#### Task requirements:
The listing below begins with the first line you should copy; stop after the line containing "const channelIndex = d3.range(0, 251, 2);", and drop every picture.
# Data extract start
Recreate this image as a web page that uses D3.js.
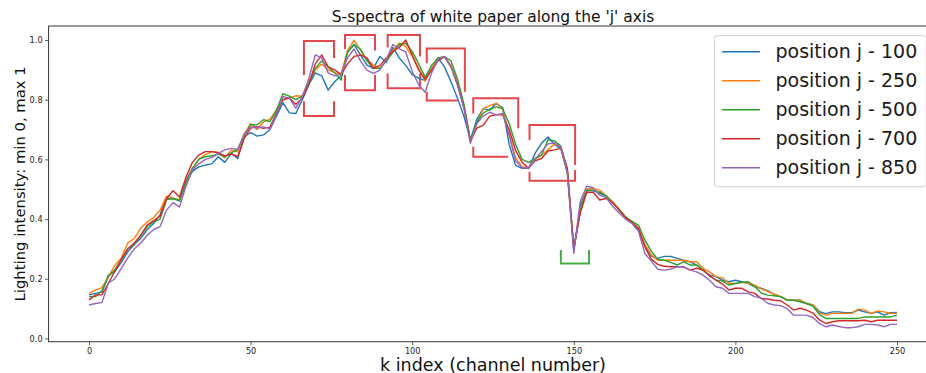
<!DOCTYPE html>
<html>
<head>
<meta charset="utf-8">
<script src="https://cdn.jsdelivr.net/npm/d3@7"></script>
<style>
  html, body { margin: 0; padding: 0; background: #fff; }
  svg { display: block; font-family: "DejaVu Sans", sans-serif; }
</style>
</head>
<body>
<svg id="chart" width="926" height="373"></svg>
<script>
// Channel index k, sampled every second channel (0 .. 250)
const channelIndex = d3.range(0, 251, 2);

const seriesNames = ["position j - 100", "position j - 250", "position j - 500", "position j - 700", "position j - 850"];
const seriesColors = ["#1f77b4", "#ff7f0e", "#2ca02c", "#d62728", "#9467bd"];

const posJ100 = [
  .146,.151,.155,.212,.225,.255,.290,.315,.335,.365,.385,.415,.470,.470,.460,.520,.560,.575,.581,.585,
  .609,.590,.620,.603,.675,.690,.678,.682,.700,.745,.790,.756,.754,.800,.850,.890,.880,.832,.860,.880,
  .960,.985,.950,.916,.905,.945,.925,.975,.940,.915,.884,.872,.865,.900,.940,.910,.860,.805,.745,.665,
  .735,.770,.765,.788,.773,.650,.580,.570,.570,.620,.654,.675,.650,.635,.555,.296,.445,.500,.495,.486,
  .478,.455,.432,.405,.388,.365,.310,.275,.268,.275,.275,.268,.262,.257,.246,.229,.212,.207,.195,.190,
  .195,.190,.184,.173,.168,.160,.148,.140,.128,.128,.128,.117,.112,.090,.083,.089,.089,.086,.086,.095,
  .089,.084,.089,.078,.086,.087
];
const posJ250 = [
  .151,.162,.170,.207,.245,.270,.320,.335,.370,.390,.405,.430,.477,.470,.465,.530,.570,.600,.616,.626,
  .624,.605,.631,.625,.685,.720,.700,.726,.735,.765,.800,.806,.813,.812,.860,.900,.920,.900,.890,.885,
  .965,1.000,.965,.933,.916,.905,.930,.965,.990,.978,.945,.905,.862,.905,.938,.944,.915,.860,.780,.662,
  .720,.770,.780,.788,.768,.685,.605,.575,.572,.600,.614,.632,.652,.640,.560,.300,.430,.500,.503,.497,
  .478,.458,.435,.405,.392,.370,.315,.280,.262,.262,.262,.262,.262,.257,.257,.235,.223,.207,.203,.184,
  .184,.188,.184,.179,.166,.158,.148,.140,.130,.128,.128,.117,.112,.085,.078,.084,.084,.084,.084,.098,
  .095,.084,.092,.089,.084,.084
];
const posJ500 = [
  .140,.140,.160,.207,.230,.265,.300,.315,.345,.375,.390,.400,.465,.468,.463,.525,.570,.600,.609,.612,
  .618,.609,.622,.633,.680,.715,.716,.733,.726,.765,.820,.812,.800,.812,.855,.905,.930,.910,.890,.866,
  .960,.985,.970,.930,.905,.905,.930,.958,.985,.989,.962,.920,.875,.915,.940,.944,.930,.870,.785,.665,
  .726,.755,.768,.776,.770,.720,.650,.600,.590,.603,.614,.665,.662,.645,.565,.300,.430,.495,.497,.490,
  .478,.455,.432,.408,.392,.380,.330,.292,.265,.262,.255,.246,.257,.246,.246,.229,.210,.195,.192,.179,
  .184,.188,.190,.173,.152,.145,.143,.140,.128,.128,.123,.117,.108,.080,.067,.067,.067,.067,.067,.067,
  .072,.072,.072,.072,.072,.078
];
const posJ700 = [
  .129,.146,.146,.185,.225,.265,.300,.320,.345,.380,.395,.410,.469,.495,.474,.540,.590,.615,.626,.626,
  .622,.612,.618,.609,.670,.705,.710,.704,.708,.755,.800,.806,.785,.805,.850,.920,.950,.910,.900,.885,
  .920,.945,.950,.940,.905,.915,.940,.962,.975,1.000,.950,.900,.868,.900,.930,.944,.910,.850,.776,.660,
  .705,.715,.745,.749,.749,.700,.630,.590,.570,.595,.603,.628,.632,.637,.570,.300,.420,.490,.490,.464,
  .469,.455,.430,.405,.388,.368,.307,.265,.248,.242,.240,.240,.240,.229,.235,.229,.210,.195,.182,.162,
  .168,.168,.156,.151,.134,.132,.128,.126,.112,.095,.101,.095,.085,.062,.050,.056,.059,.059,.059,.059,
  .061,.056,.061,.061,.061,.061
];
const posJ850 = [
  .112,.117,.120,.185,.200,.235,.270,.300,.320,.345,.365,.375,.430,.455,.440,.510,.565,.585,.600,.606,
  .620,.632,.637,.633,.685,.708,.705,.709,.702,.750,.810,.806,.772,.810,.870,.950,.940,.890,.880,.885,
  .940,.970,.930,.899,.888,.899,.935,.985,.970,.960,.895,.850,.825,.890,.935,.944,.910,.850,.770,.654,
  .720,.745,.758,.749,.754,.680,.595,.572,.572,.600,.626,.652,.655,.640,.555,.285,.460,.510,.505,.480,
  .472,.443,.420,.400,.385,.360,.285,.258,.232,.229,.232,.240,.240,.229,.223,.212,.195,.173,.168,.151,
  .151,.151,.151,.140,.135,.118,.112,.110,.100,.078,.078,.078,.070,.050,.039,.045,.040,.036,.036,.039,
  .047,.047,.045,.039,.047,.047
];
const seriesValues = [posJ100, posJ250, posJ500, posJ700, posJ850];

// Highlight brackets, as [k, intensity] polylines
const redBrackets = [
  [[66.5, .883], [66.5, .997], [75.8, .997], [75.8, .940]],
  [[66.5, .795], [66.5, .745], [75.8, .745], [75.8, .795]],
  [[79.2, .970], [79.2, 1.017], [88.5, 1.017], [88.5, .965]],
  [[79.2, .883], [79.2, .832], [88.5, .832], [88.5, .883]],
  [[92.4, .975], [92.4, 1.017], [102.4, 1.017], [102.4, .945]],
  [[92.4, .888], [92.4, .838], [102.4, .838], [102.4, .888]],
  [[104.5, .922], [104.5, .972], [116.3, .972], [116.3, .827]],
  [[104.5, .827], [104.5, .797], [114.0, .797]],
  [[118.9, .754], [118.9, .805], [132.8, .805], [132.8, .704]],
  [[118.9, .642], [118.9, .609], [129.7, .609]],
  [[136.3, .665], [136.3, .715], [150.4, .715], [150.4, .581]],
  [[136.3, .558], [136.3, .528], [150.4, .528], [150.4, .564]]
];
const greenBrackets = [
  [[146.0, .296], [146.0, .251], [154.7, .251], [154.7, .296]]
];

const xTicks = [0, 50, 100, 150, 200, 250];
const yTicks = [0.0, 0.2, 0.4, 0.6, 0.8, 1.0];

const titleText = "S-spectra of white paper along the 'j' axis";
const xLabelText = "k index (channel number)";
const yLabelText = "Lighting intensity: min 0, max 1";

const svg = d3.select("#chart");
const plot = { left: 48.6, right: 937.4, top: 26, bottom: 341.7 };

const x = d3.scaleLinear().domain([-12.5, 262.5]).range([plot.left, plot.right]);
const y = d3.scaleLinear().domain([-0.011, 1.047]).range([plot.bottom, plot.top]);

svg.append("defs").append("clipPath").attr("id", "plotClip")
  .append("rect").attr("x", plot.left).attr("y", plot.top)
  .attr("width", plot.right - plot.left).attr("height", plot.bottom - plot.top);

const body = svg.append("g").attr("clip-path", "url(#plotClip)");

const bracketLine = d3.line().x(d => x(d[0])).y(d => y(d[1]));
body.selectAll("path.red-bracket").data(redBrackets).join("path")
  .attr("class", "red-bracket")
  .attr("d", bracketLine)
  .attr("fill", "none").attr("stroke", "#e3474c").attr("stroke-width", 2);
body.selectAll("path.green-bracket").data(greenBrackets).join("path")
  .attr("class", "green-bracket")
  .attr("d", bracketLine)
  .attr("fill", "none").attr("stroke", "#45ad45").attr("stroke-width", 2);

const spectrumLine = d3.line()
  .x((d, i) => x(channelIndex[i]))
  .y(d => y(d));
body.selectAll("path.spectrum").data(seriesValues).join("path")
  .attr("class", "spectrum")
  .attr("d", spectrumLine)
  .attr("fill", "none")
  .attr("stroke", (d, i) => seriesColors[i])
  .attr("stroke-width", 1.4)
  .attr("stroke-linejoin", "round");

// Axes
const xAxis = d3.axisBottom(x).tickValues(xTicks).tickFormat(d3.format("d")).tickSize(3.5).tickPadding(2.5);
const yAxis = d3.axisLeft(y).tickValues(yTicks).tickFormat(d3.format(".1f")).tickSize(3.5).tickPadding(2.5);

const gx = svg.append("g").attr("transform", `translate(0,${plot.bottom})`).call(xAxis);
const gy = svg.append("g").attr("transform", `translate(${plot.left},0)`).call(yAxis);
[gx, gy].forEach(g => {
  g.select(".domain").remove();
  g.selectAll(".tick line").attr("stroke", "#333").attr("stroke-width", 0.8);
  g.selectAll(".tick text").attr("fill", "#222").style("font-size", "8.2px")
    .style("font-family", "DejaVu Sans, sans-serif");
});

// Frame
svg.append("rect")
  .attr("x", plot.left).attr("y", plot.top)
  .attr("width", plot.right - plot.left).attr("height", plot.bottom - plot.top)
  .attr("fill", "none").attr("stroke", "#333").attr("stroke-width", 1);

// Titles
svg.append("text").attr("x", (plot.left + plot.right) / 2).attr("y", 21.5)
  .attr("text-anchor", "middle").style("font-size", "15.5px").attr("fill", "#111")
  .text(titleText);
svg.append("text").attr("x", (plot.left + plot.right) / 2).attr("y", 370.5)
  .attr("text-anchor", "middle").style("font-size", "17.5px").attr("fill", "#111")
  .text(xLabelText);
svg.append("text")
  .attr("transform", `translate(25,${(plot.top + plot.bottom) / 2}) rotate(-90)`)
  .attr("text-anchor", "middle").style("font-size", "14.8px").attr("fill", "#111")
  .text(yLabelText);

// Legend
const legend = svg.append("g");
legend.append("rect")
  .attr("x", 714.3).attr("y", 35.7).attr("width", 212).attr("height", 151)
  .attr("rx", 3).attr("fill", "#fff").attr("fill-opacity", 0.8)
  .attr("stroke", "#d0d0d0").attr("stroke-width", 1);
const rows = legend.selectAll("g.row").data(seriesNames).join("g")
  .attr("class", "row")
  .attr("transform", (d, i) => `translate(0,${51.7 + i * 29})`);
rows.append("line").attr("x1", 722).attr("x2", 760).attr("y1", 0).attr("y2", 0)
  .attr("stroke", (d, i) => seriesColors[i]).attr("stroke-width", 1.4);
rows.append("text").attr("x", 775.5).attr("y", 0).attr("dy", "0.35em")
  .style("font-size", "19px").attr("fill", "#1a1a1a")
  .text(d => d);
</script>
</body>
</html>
# Data extract end
#### Task response:
Recreate this image as a web page that uses D3.js.
<!DOCTYPE html>
<html>
<head>
<meta charset="utf-8">
<script src="https://cdn.jsdelivr.net/npm/d3@7"></script>
<style>
  html, body { margin: 0; padding: 0; background: #fff; }
  svg { display: block; font-family: "DejaVu Sans", sans-serif; }
</style>
</head>
<body>
<svg id="chart" width="926" height="373"></svg>
<script>
// Channel index k, sampled every second channel (0 .. 250)
const channelIndex = d3.range(0, 251, 2);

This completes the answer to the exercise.